UDF has grown into what now ranks as the region’s 15th largest privately held company on the most recent Deloitte Cincinnati USA 100 list. The company didn’t disclose revenues, which totaled more than $828 million based on where UDF stands on the list.
The company now has nearly 200 stores in three states and more than 2,000 employees. Its corporate headquarters and plant are still at that Montgomery Road spot in the heart of blue-collar Norwood.
A lot has changed since 1940, but more than 80 years later, UDF is still a family-owned business based on selling dairy products at the corner store. An example of the family-owned touch: UDF offered free ice cream cones on Aug. 5, 2020, for Lindner’s 100 birthday and the 80th anniversary of the company.
Lindner and his three siblings built on a dairy business their father, Carl Sr., started in the early 1900s by delivering milk to homes, ladling it out of a jug. But by the early 1930s, he had come up with what was then a revolutionary idea: selling milk from a store and undercutting the milkman.
They called it “cash and carry,” and at 28 cents a gallon, they were selling milk cheaper than anyone else.
The family opened a few more stores from 1940 to 1942, then Robert went off to World War II and so did brother Richard. Carl H. Lindner Jr., the best known of the siblings who later owned the Reds, stayed behind to mind the store.
When the war was over, they resumed their expansion. Each had responsibilities. Robert oversaw production and the plant’s operation; Richard maintained the fleet of vehicles and facilities; Dorothy kept the books; Carl was the salesman.
The sibling bonds were evident as Robert Lindner talked in that 2010 interview about the early days of what became UDF. “When I say ‘I,’ I’m speaking as much for Carl, Rich and Dorothy, because we’re all together,” he said.
One family’s multiple businesses
As UDF grew, the unions came calling. Robert remembers Carl sitting for hours talking to the late Jim Luken, head of the dairy workers union and a future mayor of Cincinnati. But UDF never unionized.
The Lindners started a life insurance business in Texas. In the 1950s, they started buying savings and loans that were used to build AFG, now a $4 billion giant.
Brother Carl bought some of Robert’s interest in AFG in the 1980s. Robert bought Carl’s interest in UDF in 1980, solidifying Robert’s leadership of that business. Carl Lindner died on Oct. 17, 2011, at age 92.
Richard in the 1960s began running and expanding the Thriftway chain of supermarkets. He died in January 2010 at age 88. Winn-Dixie bought the Thriftway chain in 1995, then closed or sold the stores in 2004.

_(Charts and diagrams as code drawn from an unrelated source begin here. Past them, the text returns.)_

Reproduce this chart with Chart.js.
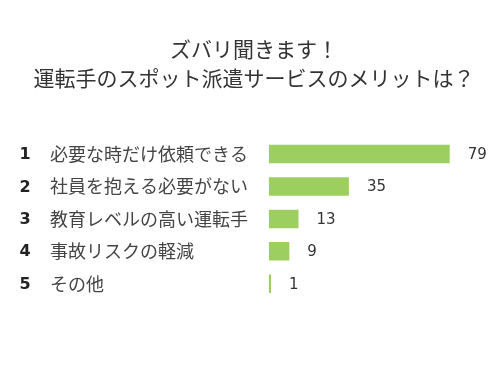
<!DOCTYPE html>
<html><head><meta charset="utf-8">
<script src="https://cdn.jsdelivr.net/npm/chart.js@4"></script>
<style>html,body{margin:0;padding:0;background:#fff;}#wrap{width:500px;height:370px;}</style>
</head><body><div id="wrap"><canvas id="c" width="500" height="370"></canvas></div>
<script>
const titleLines = ['ズバリ聞きます！', '運転手のスポット派遣サービスのメリットは？'];
const ranks = ['1', '2', '3', '4', '5'];
const categories = ['必要な時だけ依頼できる', '社員を抱える必要がない', '教育レベルの高い運転手', '事故リスクの軽減', 'その他'];
const values = [79, 35, 13, 9, 1];

const labelPlugin = {
  id: 'labels',
  afterDatasetsDraw(chart) {
    const ctx = chart.ctx;
    const y = chart.scales.y;
    const meta = chart.getDatasetMeta(0);
    ctx.save();
    // title
    ctx.fillStyle = '#333';
    ctx.font = '21px "Noto Sans CJK JP", sans-serif';
    ctx.textAlign = 'center';
    ctx.textBaseline = 'middle';
    ctx.fillText(titleLines[0], 254, 49);
    ctx.fillText(titleLines[1], 254, 78);
    categories.forEach((cat, i) => {
      const py = y.getPixelForValue(i);
      ctx.fillStyle = '#222';
      ctx.font = 'bold 16px "DejaVu Sans", sans-serif';
      ctx.textAlign = 'center';
      ctx.fillText(ranks[i], 25, py + 1);
      ctx.fillStyle = '#444';
      ctx.font = '18px "Noto Sans CJK JP", sans-serif';
      ctx.textAlign = 'left';
      ctx.fillText(cat, 50, py);
      const bar = meta.data[i];
      ctx.fillStyle = '#333';
      ctx.font = '15px "DejaVu Sans", sans-serif';
      ctx.fillText(String(values[i]), bar.x + 18, py + 1);
    });
    ctx.restore();
  }
};

new Chart(document.getElementById('c'), {
  type: 'bar',
  data: {
    labels: categories,
    datasets: [{
      data: values,
      backgroundColor: (c) => {
        const el = c.element;
        if (!el || el.y === undefined) return '#9ccf5f';
        const g = c.chart.ctx.createLinearGradient(0, el.y - 9, 0, el.y + 9);
        g.addColorStop(0, '#a8d86c');
        g.addColorStop(0.5, '#9ccf5c');
        g.addColorStop(1, '#8fc24f');
        return g;
      },
      borderWidth: 0,
      categoryPercentage: 1,
      barPercentage: 0.57
    }]
  },
  options: {
    indexAxis: 'y',
    responsive: false,
    animation: false,
    layout: { padding: { left: 268.7, right: 48, top: 137.8, bottom: 70 } },
    scales: {
      x: { display: false, min: 0, max: 80 },
      y: { display: false }
    },
    plugins: {
      legend: { display: false },
      tooltip: { enabled: false },
      title: { display: false }
    }
  },
  plugins: [labelPlugin]
});
</script></body></html>
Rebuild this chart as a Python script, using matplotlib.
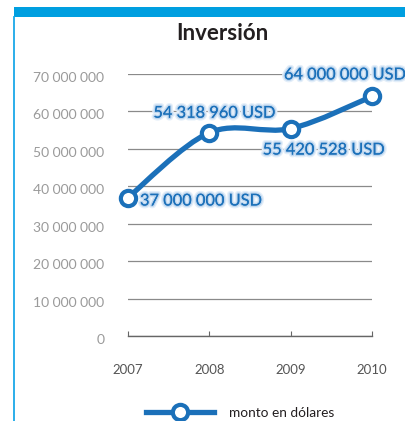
import numpy as np
import matplotlib.pyplot as plt
import matplotlib.patheffects as pe
import matplotlib.transforms as mtransforms
from matplotlib.path import Path
from matplotlib.patches import PathPatch, Rectangle
from matplotlib.lines import Line2D

# -----------------------------
# DATA
# -----------------------------
years = [2007, 2008, 2009, 2010]
values = [37000000, 54318960, 55420528, 64000000]
value_labels = ["37 000 000 USD", "54 318 960 USD", "55 420 528 USD", "64 000 000 USD"]
label_offsets = [(12, -4), (5, 19), (-28, -22), (-27, 21)]   # pixels
label_align = ["left", "center", "left", "center"]
yticks = [0, 10000000, 20000000, 30000000, 40000000, 50000000, 60000000, 70000000]
ytick_labels = ["0", "10 000 000", "20 000 000", "30 000 000", "40 000 000",
                "50 000 000", "60 000 000", "70 000 000"]

blue = "#1b70b9"
plt.rcParams["font.family"] = ["Lato", "DejaVu Sans"]

# -----------------------------
# FIGURE
# -----------------------------
fig = plt.figure(figsize=(4.06, 4.21), dpi=100)
ax = fig.add_axes([128 / 406, 1 - 336 / 421, 244 / 406, 262 / 421])

# frame decorations (top band and left rule)
fig.patches.append(Rectangle((14 / 406, 1 - 17 / 421), 392 / 406, 10 / 421,
                             transform=fig.transFigure, color="#009fe0", lw=0))
fig.add_artist(Line2D([14.5 / 406, 14.5 / 406], [0, 1 - 17 / 421],
                      transform=fig.transFigure, color="#1aa8e8", lw=1.3))

fig.text(222 / 406, 1 - 33 / 421, "Inversión", ha="center", va="center",
         fontsize=16, fontweight="bold", color="#231f20")

# smooth line (Catmull-Rom through the points)
x = np.array(years, dtype=float)
y = np.array(values, dtype=float)
pts = np.column_stack([x, y])
ext = np.vstack([pts[0], pts, pts[-1]])
verts = [tuple(pts[0])]
codes = [Path.MOVETO]
for i in range(len(pts) - 1):
    p0, p1, p2, p3 = ext[i], ext[i + 1], ext[i + 2], ext[i + 3]
    c1 = p1 + (p2 - p0) / 6
    c2 = p2 - (p3 - p1) / 6
    verts += [tuple(c1), tuple(c2), tuple(p2)]
    codes += [Path.CURVE4] * 3
ax.add_patch(PathPatch(Path(verts, codes), fill=False, edgecolor=blue,
                       lw=3.8, capstyle="round", zorder=4, clip_on=False))
ax.plot(years, values, linestyle="none", marker="o", ms=11, mfc="white",
        mec=blue, mew=3, zorder=5, clip_on=False)

# value labels with soft glow
glow = [pe.withStroke(linewidth=4, foreground="#e3eef9"),
        pe.withStroke(linewidth=2, foreground="#bcd5ee"), pe.Normal()]
for xv, yv, lab, off, ha in zip(years, values, value_labels, label_offsets, label_align):
    ax.annotate(lab, (xv, yv), xytext=off, textcoords="offset pixels",
                ha=ha, va="center", fontsize=11.8, color=blue,
                path_effects=glow, zorder=6, annotation_clip=False)

# axes
ax.set_xlim(2007, 2010)
ax.set_ylim(0, 70000000)
ax.set_yticks(yticks)
ax.set_yticklabels(ytick_labels)
ax.set_xticks(years)
ax.set_xticklabels([str(v) for v in years])
ax.grid(axis="y", color="#8a8a8a", lw=0.9)
ax.set_axisbelow(True)
for s in ["top", "right", "left"]:
    ax.spines[s].set_visible(False)
ax.spines["bottom"].set_color("#666666")
ax.spines["bottom"].set_linewidth(1.0)
ax.tick_params(axis="y", length=0, pad=17, labelsize=10, labelcolor="#9a9a9a")
ax.tick_params(axis="x", direction="in", length=3.5, color="#666666",
               pad=20, labelsize=9.5, labelcolor="#555555")
shift = mtransforms.ScaledTranslation(0, -3 / 100, fig.dpi_scale_trans)
for lab in ax.get_yticklabels():
    lab.set_transform(lab.get_transform() + shift)

# legend
handle = Line2D([], [], color=blue, lw=3.8, marker="o", ms=11, mfc="white",
                mec=blue, mew=3)
fig.legend([handle], ["monto en dólares"], loc="center",
           bbox_to_anchor=(240 / 406, 1 - 413 / 421), frameon=False,
           fontsize=9.8, handlelength=5.0, handletextpad=1.1, labelcolor="#231f20")

fig.savefig("out.png", dpi=100)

Dorothy married in the 1950s and bowed out of the business, after being a key player at UDF during World War II and after, to raise a family. Dorothy Kreuzman died on Sept. 20, 2021, at the age of 98.
History of philanthropy
With the wealth that Robert Lindner built over decades, he supported a variety of causes, some of them behind the scenes.
He supported the $1 million renovation of what is now called the Robert D. Lindner Family Omnimax Theater at the Cincinnati Museum Center in 2006. He was a major donor to the Robert D. and Richard E. Lindner Sports Complex at Cincinnati Hills Christian Academy.
Campus housing, a conference center and an endowed professorship at Northern Baptist Theological Seminary in Lombard, Ill., are named after either him or his wife, Betty.
He also was instrumental in starting a Baptist seminary in Moscow, Russia, and was a big supporter of the Montgomery Community Baptist Church.
As a sergeant stationed on a remote island in the Pacific during World War II, he remembers the USO showing up, even as bullets were still flying, to cheer up the troops. He later showed his appreciation with steady financial support for the service organization.
He and his wife, Betty, also supported a variety of substance-abuse prevention programs, including Cincinnati Teen Challenge and City Gospel Mission. She died on Dec. 24, 2013, at age 89.
Lindner gave to political candidates and causes, but not as lavishly as his brother Carl.
For example, UDF made a contribution of $260,000 to Swift Boat Veterans and POWs for Truth in 2004. That placed UDF fifth among donors to the group that attacked Democratic presidential candidate John Kerry’s war record. AFG led by brother Carl was fourth at $350,000, according to Open Secrets, a website that tracks money in U.S. politics.
Robert Lindner owned four working ranches and a farm near Pagosa Springs, Colo., which he placed in a conservation easement, ensuring that 15,000 acres of rangeland, ponderosa pines and mountain streams will never be developed.
“I call them my Rembrandts,” he said in the 2010 interview. “The way they are today is the way they’ll be forever.”
Lindner visited the ranches, but usually not for more than 10 days at a time, preferring not to be away from the business for that long even when he was 90.
“When he does go to the ranch, he calls in to see what’s going on,” his longtime assistant, Phyllis McCoy, said in 2010.